Oceana/Daniel Ocampo

MANILA, Philippines — Environmental organizations and scientists called on the government to revert all abandoned, undeveloped and underutilized (AUU) fishponds to mangrove forests to fight climate change. 

More than half of the Philippines’ extensive mangrove ecosystems, estimated at 450,000 hectares in 1918, have been lost primarily to fishpond conversion and other coastal development projects. 

According to a University of the Philippines study, mangrove losses in the country were the second worst in the region, next to Myanmar.

In December last year, the groups sent a letter to Agriculture Secretary Francis Tiu Laurel and Environment Secretary Ma. Antonia Yulo-Loyzaga, emphasizing the importance of protecting and rehabilitating mangroves to enhance the adaptive capacity and resilience of communities and ecosystems to climate change.

Mangroves provide a range of ecosystem services, including coastline protection, carbon storage and sequestration, and provision of habitats for various species. Mangroves also support the livelihood of coastal communities.

“The law is clear that the grant of Fishpond Lease Agreements come with mandatory conditions, such as automatic reversion back to mangroves once the fishponds have been abandoned, or remain undeveloped or underutilized.

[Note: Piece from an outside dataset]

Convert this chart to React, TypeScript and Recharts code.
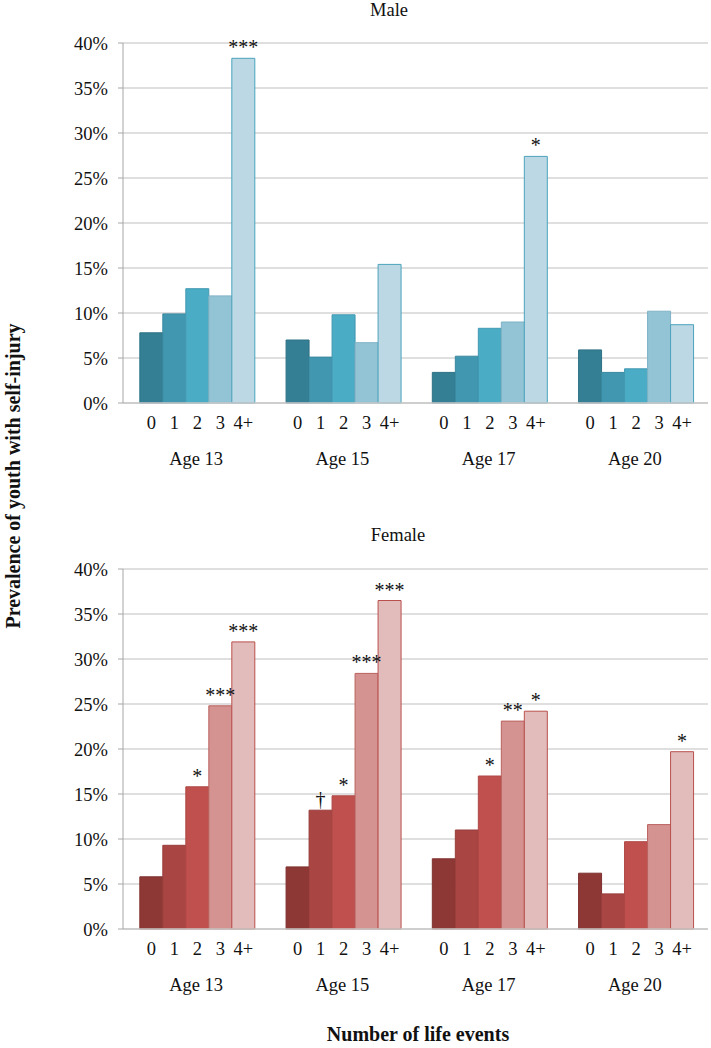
import React from 'react';
import { BarChart, Bar, XAxis, YAxis, CartesianGrid, LabelList } from 'recharts';

const ages = ['Age 13', 'Age 15', 'Age 17', 'Age 20'];
const eventCounts = ['0', '1', '2', '3', '4+'];
const yTicks = [0, 5, 10, 15, 20, 25, 30, 35, 40];

// prevalence (%) by number of life events, one value per age
const male0 = [7.8, 7.0, 3.4, 5.9];
const male1 = [9.9, 5.1, 5.2, 3.4];
const male2 = [12.7, 9.8, 8.3, 3.8];
const male3 = [11.9, 6.7, 9.0, 10.2];
const male4 = [38.3, 15.4, 27.4, 8.7];

const female0 = [5.8, 6.9, 7.8, 6.2];
const female1 = [9.3, 13.2, 11.0, 3.9];
const female2 = [15.8, 14.8, 17.0, 9.7];
const female3 = [24.8, 28.4, 23.1, 11.6];
const female4 = [31.9, 36.5, 24.2, 19.7];

// significance marks above bars
const none = ['', '', '', ''];
const maleSig4 = ['***', '', '*', ''];
const femaleSig1 = ['', '†', '', ''];
const femaleSig2 = ['*', '*', '*', ''];
const femaleSig3 = ['***', '***', '**', ''];
const femaleSig4 = ['***', '***', '*', '*'];

const MALE_FILL = ['#347F93', '#4197B0', '#4BACC6', '#93C4D5', '#BCD8E4'];
const MALE_STROKE = ['#2E7285', '#3A889F', '#4399B1', '#7FB2C5', '#4BA3BC'];
const FEMALE_FILL = ['#8E3835', '#A94543', '#C0504D', '#D49391', '#E2BBBB'];
const FEMALE_STROKE = ['#7F312F', '#983E3C', '#AD4845', '#BA625F', '#B9504D'];

const FONT = '"Liberation Serif", "Times New Roman", serif';
const TEXT = '#111';

const buildRows = (series: number[][], sigs: string[][]) =>
  ages.map((age, i) => {
    const row: Record<string, string | number> = { age };
    series.forEach((s, k) => {
      row[`v${k}`] = s[i];
      row[`s${k}`] = sigs[k][i];
    });
    return row;
  });

const maleData = buildRows([male0, male1, male2, male3, male4], [none, none, none, none, maleSig4]);
const femaleData = buildRows(
  [female0, female1, female2, female3, female4],
  [none, femaleSig1, femaleSig2, femaleSig3, femaleSig4]
);

const box = (p: any) => (p.viewBox && p.viewBox.width != null ? p.viewBox : p);

const AgeTick = ({ x, y, payload }: any) => (
  <text x={x} y={y + 62} textAnchor="middle" fontSize={18.5} fontFamily={FONT} fill={TEXT}>
    {payload.value}
  </text>
);

function Panel({ data, fills, strokes, top, marginTop }: any) {
  return (
    <div style={{ position: 'absolute', left: 0, top }}>
      <BarChart
        width={711}
        height={480}
        data={data}
        margin={{ top: marginTop, right: 3, left: 0, bottom: 480 - marginTop - 360 - 70 }}
        barCategoryGap="11.5%"
        barGap={0}
      >
        <CartesianGrid vertical={false} stroke="#D4D4D4" strokeWidth={1.3} />
        <XAxis
          dataKey="age"
          height={70}
          tickLine={false}
          tickSize={0}
          tickMargin={0}
          axisLine={{ stroke: '#C8C8C8', strokeWidth: 1.3 }}
          tick={<AgeTick />}
          interval={0}
        />
        <YAxis
          width={123}
          domain={[0, 40]}
          ticks={yTicks}
          interval={0}
          tickFormatter={(v: number) => `${v}%`}
          tickSize={5}
          tickMargin={10}
          axisLine={{ stroke: '#A6A6A6' }}
          tickLine={{ stroke: '#A6A6A6' }}
          tick={{ fontSize: 18.5, fontFamily: FONT, fill: TEXT }}
        />
        {eventCounts.map((label, k) => (
          <Bar
            key={label}
            dataKey={`v${k}`}
            fill={fills[k]}
            stroke={strokes[k]}
            strokeWidth={1}
            isAnimationActive={false}
          >
            <LabelList
              dataKey={`v${k}`}
              content={(p: any) => {
                const b = box(p);
                return (
                  <text
                    x={b.x + b.width / 2}
                    y={b.y + b.height + 26}
                    textAnchor="middle"
                    fontSize={18.5}
                    fontFamily={FONT}
                    fill={TEXT}
                  >
                    {label}
                  </text>
                );
              }}
            />
            <LabelList
              dataKey={`s${k}`}
              content={(p: any) => {
                if (!p.value) return null;
                const b = box(p);
                return (
                  <text
                    x={b.x + b.width / 2}
                    y={b.y - 4}
                    textAnchor="middle"
                    fontSize={20}
                    fontFamily={FONT}
                    fill={TEXT}
                  >
                    {p.value}
                  </text>
                );
              }}
            />
          </Bar>
        ))}
      </BarChart>
    </div>
  );
}

export default function App() {
  return (
    <div style={{ position: 'absolute', left: 0, top: 0, width: 711, height: 1048, background: '#fff' }}>
      <Panel data={maleData} fills={MALE_FILL} strokes={MALE_STROKE} top={0} marginTop={43} />
      <Panel data={femaleData} fills={FEMALE_FILL} strokes={FEMALE_STROKE} top={520} marginTop={49} />
      <svg
        width={711}
        height={1048}
        style={{ position: 'absolute', left: 0, top: 0, pointerEvents: 'none' }}
      >
        <text x={389} y={16} textAnchor="middle" fontSize={18.5} fontFamily={FONT} fill={TEXT}>
          Male
        </text>
        <text x={398} y={541} textAnchor="middle" fontSize={18.5} fontFamily={FONT} fill={TEXT}>
          Female
        </text>
        <text
          x={13}
          y={476}
          transform="rotate(-90 13 476)"
          textAnchor="middle"
          dominantBaseline="central"
          fontSize={20}
          fontWeight="bold"
          fontFamily={FONT}
          fill={TEXT}
        >
          Prevalence of youth with self-injury
        </text>
        <text
          x={418}
          y={1041}
          textAnchor="middle"
          fontSize={20}
          fontWeight="bold"
          fontFamily={FONT}
          fill={TEXT}
        >
          Number of life events
        </text>
      </svg>
    </div>
  );
}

However, the implementation of this provision remains slow,” Oceana Vice President Gloria Estenzo-Ramos said Wednesday.

The groups also noted inconsistencies in the implementation of existing laws and the policies issued by the Department of Agriculture-Bureau of Fisheries and Aquatic Resources (DA-BFAR) and the Department of Environment and Natural Resources (DENR) in managing AUU fishponds.

Fisheries Office Order 115 issued by the BFAR in March 2011 provides for an institutional framework to make abandoned fishponds as productive assets under a community-based management system that involves fisherfolk organizations and cooperatives. 

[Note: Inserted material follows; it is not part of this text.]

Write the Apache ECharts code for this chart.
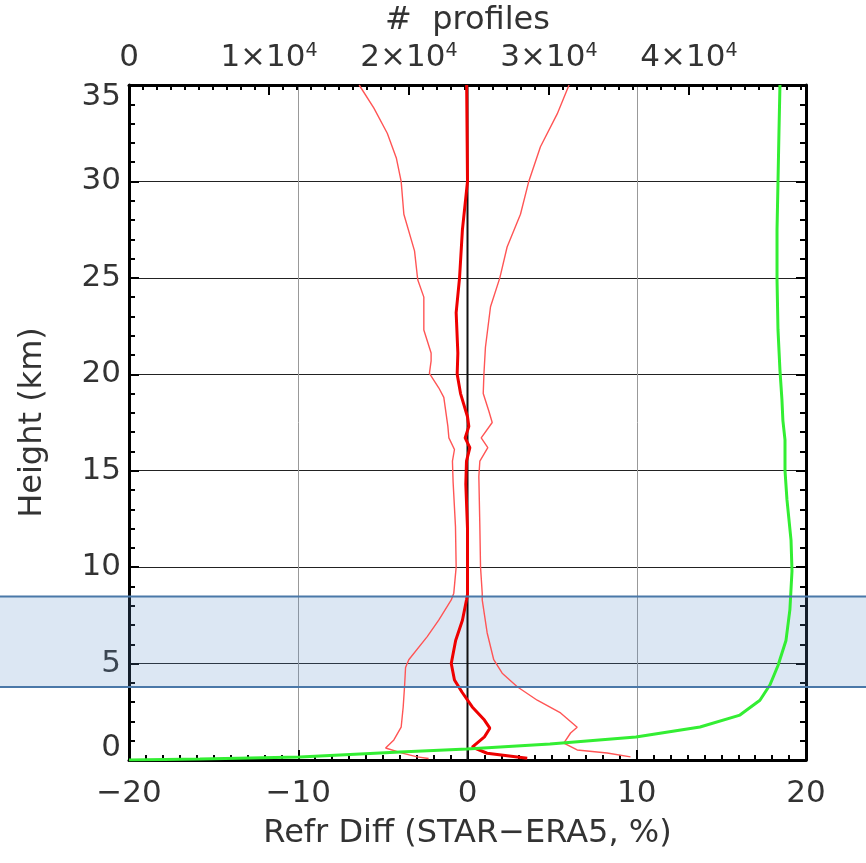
<!DOCTYPE html>
<html>
<head>
<meta charset="utf-8">
<script src="https://cdn.jsdelivr.net/npm/echarts@6/dist/echarts.min.js"></script>
<style>
  html, body { margin: 0; padding: 0; background: #fff; }
  #chart { width: 866px; height: 863px; }
</style>
</head>
<body>
<div id="chart"></div>
<script>
// mean refractivity difference (%) vs height (km)
var meanKm   = [35, 32, 30, 27.5, 25, 23.2, 21.1, 20, 19, 17.8, 17.3, 16.7, 16.2, 15.5, 14.3, 12, 10, 8.6, 8.3, 7.25, 6.2, 5, 4.15, 3.5, 2.75, 2.07, 1.65, 1.2, 0.67, 0.35, 0.09]
var meanDiff = [-0.05, -0.02, 0, -0.3, -0.47, -0.67, -0.57, -0.61, -0.41, 0, 0.08, -0.14, 0.14, -0.06, -0.1, 0, 0, 0, -0.06, -0.3, -0.7, -0.96, -0.77, -0.31, 0.28, 1.0, 1.32, 1.0, 0.28, 1.16, 3.53]

// mean minus std
var lowKm   = [35, 33.8, 32.5, 31.2, 30, 28.3, 26.4, 24.9, 24, 22.3, 21.1, 20.7, 20.05, 19.3, 18.8, 17.3, 16.7, 16.1, 15.5, 14.4, 12.1, 10, 8.65, 8.3, 7.25, 6.4, 5.2, 4.8, 3.8, 2.75, 1.7, 1.04, 0.62, 0.36, 0.16, 0.08]
var lowDiff = [-6.4, -5.53, -4.74, -4.2, -3.92, -3.76, -3.13, -2.94, -2.58, -2.58, -2.15, -2.15, -2.25, -1.7, -1.4, -1.16, -1.1, -0.77, -0.89, -0.85, -0.71, -0.67, -0.81, -0.96, -1.7, -2.38, -3.47, -3.66, -3.72, -3.8, -3.92, -4.35, -4.84, -3.86, -2.97, -2.3]

// mean plus std
var highKm   = [35, 33.5, 31.8, 30, 28.3, 26.6, 25, 23.5, 21.4, 20, 19, 18.1, 17.5, 16.7, 16.2, 15.5, 14.7, 12.1, 10, 8.65, 8.3, 6.6, 5.2, 4.5, 3.8, 3.1, 2.44, 1.7, 1.4, 0.88, 0.52, 0.36, 0.16]
var highDiff = [6.0, 5.3, 4.31, 3.62, 3.13, 2.34, 1.91, 1.36, 1.06, 0.97, 0.93, 1.26, 1.46, 0.81, 1.2, 0.73, 0.67, 0.73, 0.77, 0.87, 0.87, 1.16, 1.55, 2.05, 2.94, 4.12, 5.5, 6.48, 6.09, 5.69, 6.48, 8.25, 9.63]

// number of profiles vs height (top axis)
var countKm       = [0, 0.05, 0.15, 0.41, 0.57, 0.83, 1.19, 1.71, 2.33, 3.1, 3.9, 4.9, 6.2, 7.8, 9.8, 11.4, 13.5, 15, 16.6, 17.6, 18.7, 20.2, 22.3, 24.9, 27.5, 30, 32.6, 35]
var countProfiles = [0, 5070, 12210, 19360, 24140, 30070, 36210, 40790, 43640, 45070, 45790, 46360, 46930, 47210, 47360, 47290, 47000, 46860, 46860, 46710, 46640, 46500, 46360, 46290, 46290, 46360, 46430, 46500]

// shaded height band (km)
var bandKm = [3.78, 8.48]
// height range of the plot (km)
var heightRange = [0, 35]

var pairs = (xs, ys) => xs.map((x, i) => [x, ys[i]])

var font = 'DejaVu Sans'
var txt = '#333'
var fs = 31

var chart = echarts.init(document.getElementById('chart'))

var frame = () => ({show: true, onZero: false, lineStyle: {color: '#000', width: 3}})
var majorTick = () => ({show: true, inside: true, length: 10, lineStyle: {color: '#000', width: 2}})

chart.setOption({
    animation: false,
    grid: {left: 129, right: 60, top: 85, bottom: 103, outerBoundsMode: 'none', containLabel: false},
    xAxis: [
        {
            type: 'value', position: 'bottom', min: -20, max: 20, interval: 10,
            name: 'Refr Diff (STAR\u2212ERA5, %)', nameLocation: 'middle', nameGap: 58,
            nameTextStyle: {fontFamily: font, fontSize: 32, color: txt},
            axisLine: frame(),
            axisTick: majorTick(),
            minorTick: {show: true, splitNumber: 10, length: 5, lineStyle: {color: '#000', width: 2}},
            axisLabel: {fontFamily: font, fontSize: fs, color: txt, margin: 18,
                formatter: v => String(v).replace('-', '\u2212')},
            splitLine: {show: true, lineStyle: {color: '#999', width: 1}}
        },
        {
            type: 'value', position: 'top', min: 0, max: 48360, interval: 10000,
            name: '#  profiles', nameLocation: 'middle', nameGap: 46,
            nameTextStyle: {fontFamily: font, fontSize: 32, color: txt},
            axisLine: frame(),
            axisTick: majorTick(),
            axisLabel: {
                showMaxLabel: false, margin: 12,
                formatter: v => v === 0 ? '{n|0}' : '{n|' + (v / 10000) + '\u00d710}{s|4}',
                rich: {
                    n: {fontFamily: font, fontSize: fs, color: txt},
                    s: {fontFamily: font, fontSize: 19, color: txt, verticalAlign: 'top'}
                }
            },
            splitLine: {show: false}
        },
        {
            type: 'value', position: 'top', min: 0, max: 48360, interval: 1000,
            axisLine: {show: false, onZero: false},
            axisTick: {show: true, inside: true, length: 5, lineStyle: {color: '#000', width: 2}},
            axisLabel: {show: false},
            splitLine: {show: false}
        }
    ],
    yAxis: [
        {
            type: 'value', position: 'left', min: heightRange[0], max: heightRange[1], interval: 5,
            name: 'Height (km)', nameLocation: 'middle', nameGap: 80,
            nameTextStyle: {fontFamily: font, fontSize: 32, color: txt},
            axisLine: frame(),
            axisTick: majorTick(),
            minorTick: {show: true, splitNumber: 5, length: 6, lineStyle: {color: '#000', width: 2}},
            axisLabel: {fontFamily: font, fontSize: fs, color: txt, margin: 8, lineHeight: 24,
                verticalAlignMinLabel: 'bottom', verticalAlignMaxLabel: 'top'},
            splitLine: {show: true, lineStyle: {color: '#222', width: 1.2}}
        },
        {
            type: 'value', position: 'right', min: heightRange[0], max: heightRange[1], interval: 5,
            axisLine: frame(),
            axisTick: majorTick(),
            minorTick: {show: true, splitNumber: 5, length: 6, lineStyle: {color: '#000', width: 2}},
            axisLabel: {show: false},
            splitLine: {show: false}
        }
    ],
    series: [
        {
            // zero reference line, under the mean curve
            name: 'zero', type: 'line', xAxisIndex: 0, yAxisIndex: 0,
            data: heightRange.map(h => [0, h]), showSymbol: false, symbol: 'none',
            lineStyle: {color: '#111', width: 2}, z: 2
        },
        {
            name: 'low', type: 'line', xAxisIndex: 0, yAxisIndex: 0,
            data: pairs(lowDiff, lowKm), showSymbol: false, symbol: 'none',
            lineStyle: {color: '#ff5555', width: 1.4}, z: 3
        },
        {
            name: 'high', type: 'line', xAxisIndex: 0, yAxisIndex: 0,
            data: pairs(highDiff, highKm), showSymbol: false, symbol: 'none',
            lineStyle: {color: '#ff5555', width: 1.4}, z: 3
        },
        {
            name: 'mean', type: 'line', xAxisIndex: 0, yAxisIndex: 0,
            data: pairs(meanDiff, meanKm), showSymbol: false, symbol: 'none',
            lineStyle: {color: '#ee0000', width: 3},
            z: 4
        },
        {
            name: 'count', type: 'line', xAxisIndex: 1, yAxisIndex: 0,
            data: pairs(countProfiles, countKm), showSymbol: false, symbol: 'none',
            lineStyle: {color: '#33ee33', width: 3},
            z: 5
        }
    ]
})

// shaded band across the full width, positioned from the height axis
var yTop = chart.convertToPixel({yAxisIndex: 0}, bandKm[1])
var yBot = chart.convertToPixel({yAxisIndex: 0}, bandKm[0])
var W = chart.getWidth()
chart.setOption({
    graphic: [
        {type: 'rect', z: 1, silent: true,
            shape: {x: 0, y: yTop, width: W, height: yBot - yTop},
            style: {fill: 'rgba(90,140,200,0.21)'}},
        {type: 'line', z: 10, silent: true,
            shape: {x1: 0, y1: yTop, x2: W, y2: yTop},
            style: {stroke: '#4a78a8', lineWidth: 2}},
        {type: 'line', z: 10, silent: true,
            shape: {x1: 0, y1: yBot, x2: W, y2: yBot},
            style: {stroke: '#4a78a8', lineWidth: 2}}
    ]
})
</script>
</body>
</html>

Then in 2012, BFAR issued Fisheries Administrative Order 197-1 that sets out a process for cancellation of Fishpond Lease Agreements (FLAs) and promotes aquasilviculture stewardship contracts. Aquasilviture integrates aquaculture with mangrove forestry.

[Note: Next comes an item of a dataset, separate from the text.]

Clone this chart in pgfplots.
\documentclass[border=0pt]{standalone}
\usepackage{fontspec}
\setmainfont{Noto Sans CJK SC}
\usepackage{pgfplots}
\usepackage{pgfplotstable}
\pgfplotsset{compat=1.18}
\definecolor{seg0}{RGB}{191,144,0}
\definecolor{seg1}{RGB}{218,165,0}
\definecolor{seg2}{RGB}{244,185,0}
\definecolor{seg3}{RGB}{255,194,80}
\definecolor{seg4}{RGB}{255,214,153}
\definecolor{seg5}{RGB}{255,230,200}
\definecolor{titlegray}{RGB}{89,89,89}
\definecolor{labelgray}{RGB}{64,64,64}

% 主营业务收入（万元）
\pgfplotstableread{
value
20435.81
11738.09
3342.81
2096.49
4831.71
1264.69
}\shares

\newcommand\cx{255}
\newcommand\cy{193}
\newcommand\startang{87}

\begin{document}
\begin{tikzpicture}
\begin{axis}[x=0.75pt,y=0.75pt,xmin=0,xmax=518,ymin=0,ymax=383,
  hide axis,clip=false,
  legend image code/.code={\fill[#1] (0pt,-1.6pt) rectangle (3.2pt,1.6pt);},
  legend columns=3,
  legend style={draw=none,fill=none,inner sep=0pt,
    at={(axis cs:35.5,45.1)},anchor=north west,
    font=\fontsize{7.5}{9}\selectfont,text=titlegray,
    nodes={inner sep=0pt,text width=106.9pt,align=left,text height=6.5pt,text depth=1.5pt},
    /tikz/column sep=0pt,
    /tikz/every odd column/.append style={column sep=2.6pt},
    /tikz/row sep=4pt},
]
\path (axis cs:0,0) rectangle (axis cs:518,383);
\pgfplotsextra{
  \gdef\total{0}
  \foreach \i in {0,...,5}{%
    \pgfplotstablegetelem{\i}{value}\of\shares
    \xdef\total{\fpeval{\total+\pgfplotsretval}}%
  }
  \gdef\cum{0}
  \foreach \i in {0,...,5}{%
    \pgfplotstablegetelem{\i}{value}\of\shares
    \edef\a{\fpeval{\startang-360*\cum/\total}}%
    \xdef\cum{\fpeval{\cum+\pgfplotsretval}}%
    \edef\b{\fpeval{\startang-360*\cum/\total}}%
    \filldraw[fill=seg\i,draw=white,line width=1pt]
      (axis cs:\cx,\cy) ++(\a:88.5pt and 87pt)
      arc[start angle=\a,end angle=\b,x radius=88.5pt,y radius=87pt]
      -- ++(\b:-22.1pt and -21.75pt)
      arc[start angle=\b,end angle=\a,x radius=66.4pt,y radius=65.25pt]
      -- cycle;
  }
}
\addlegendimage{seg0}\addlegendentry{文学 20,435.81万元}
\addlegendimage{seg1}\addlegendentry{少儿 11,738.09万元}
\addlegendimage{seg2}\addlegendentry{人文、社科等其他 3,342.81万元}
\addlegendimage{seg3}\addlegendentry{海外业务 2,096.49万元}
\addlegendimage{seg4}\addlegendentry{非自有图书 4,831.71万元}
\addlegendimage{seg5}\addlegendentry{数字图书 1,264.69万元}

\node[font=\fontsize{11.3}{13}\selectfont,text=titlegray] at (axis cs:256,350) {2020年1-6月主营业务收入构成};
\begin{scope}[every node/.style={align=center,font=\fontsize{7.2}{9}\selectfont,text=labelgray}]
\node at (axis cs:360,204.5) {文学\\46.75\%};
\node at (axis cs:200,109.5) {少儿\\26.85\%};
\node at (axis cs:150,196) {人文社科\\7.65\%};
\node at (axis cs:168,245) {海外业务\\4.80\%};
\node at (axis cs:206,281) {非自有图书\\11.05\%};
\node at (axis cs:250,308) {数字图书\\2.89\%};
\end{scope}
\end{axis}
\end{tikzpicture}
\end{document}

“We learned that FAO 197-1 is in the process of amendments as FAO 197-2. From the initial copy that we got, we found it to be all about fishponds or other aquaculture and nothing in the provisions are friendly to, or supportive of, mangroves,” said Dr. Jurgenne Primavera, chief mangrove scientific advisor of the Zoological Society of London. 

“The attempt to include mangrove-friendly aquaculture failed in defining the metrics to ensure the survival and growth of these intertidal trees,” she added. 

Primavera also called for a comprehensive inventory of all AUU fishponds, FLAs and other culture ponds as well as a national guideline on determining AUU fishponds.

Around 994 hectares of fishponds, both with and without FLAs, were reverted to DENR's jurisdiction, according to 2023 data released by BFAR. The fisheries bureau also identified 55 hectares of fishponds operating without FLAs.